I've made the changes we discussed in the call today. nrow, isAndromedaTable, and colnames should now work with both old and new Andromeda tables. Tests have been added.

I also added some code to try and handle the windows file lock issue. Not sure how to test it because it is kind of a random thing and I have no way to know when the lock is released if ever. But maybe it will help. Each time close is called on any Andromeda I try to remove not only the one Andromeda that it is being called on but also any others that are lingering around.

I don't know what to do about the upcoming changes to pull except maybe to complain to the Arrow folks. Otherwise we can just ask users to set an option. We could check the option on startup and print a message.

One thing I wanted to ask about since this is a big change. I'd like to consider moving dplyr from Depends to Imports. The reason is that I'm exporting a lot (all of dplyr), some of which has nothing to do with Andromeda or doesn't work on Andromeda. What if we asked users to load dplyr if they want it? Or possibly just re-export a smaller subset of dplyr functions?

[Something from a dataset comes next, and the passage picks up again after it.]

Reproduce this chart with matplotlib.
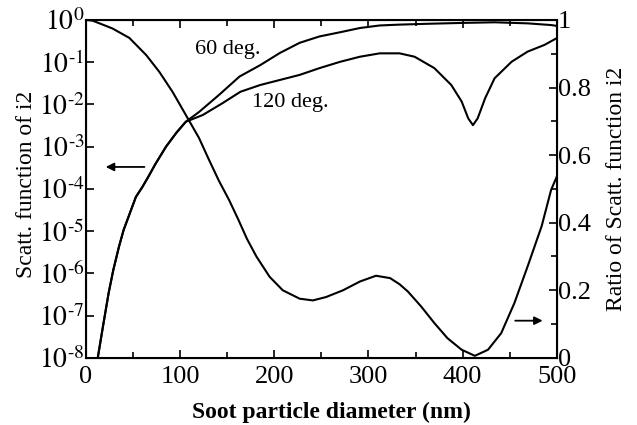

schuemie commented 1 year ago

Would it be possible to do a small release first that introduces the nrow() and isAndromedaTable() first, but doesn't change the backend to arrow? That way, we can have all HADES packages require that new version and use those functions. That should make it a lot easier to make the HADES packages work with both backends.

As for dplyr, I don't feel very strongly about it. I tend to rather aggressively import all of dplyr in my packages anyway, like here, so I would not be affected by Andromeda moving it to Imports. I guess to me, dplyr has become part of the R base, I just always have it loaded.

ablack3 commented 1 year ago

Would it be possible to do a small release first that introduces the nrow() and isAndromedaTable() first, but doesn't change the backend to arrow? That way, we can have all HADES packages require that new version and use those functions. That should make it a lot easier to make the HADES packages work with both backends.

Yes I did create a release with isAndromedaTable. I didn't add nrow yet but I can to that this week in another mini release.

As for dplyr, I don't feel very strongly about it. I tend to rather aggressively import all of dplyr in my packages anyway, like here, so I would not be affected by Andromeda moving it to Imports. I guess to me, dplyr has become part of the R base, I just always have it loaded.

Ok. I think I might try moving it to Imports and only export the dplyr functions supported by Andromeda (select, mutate, etc).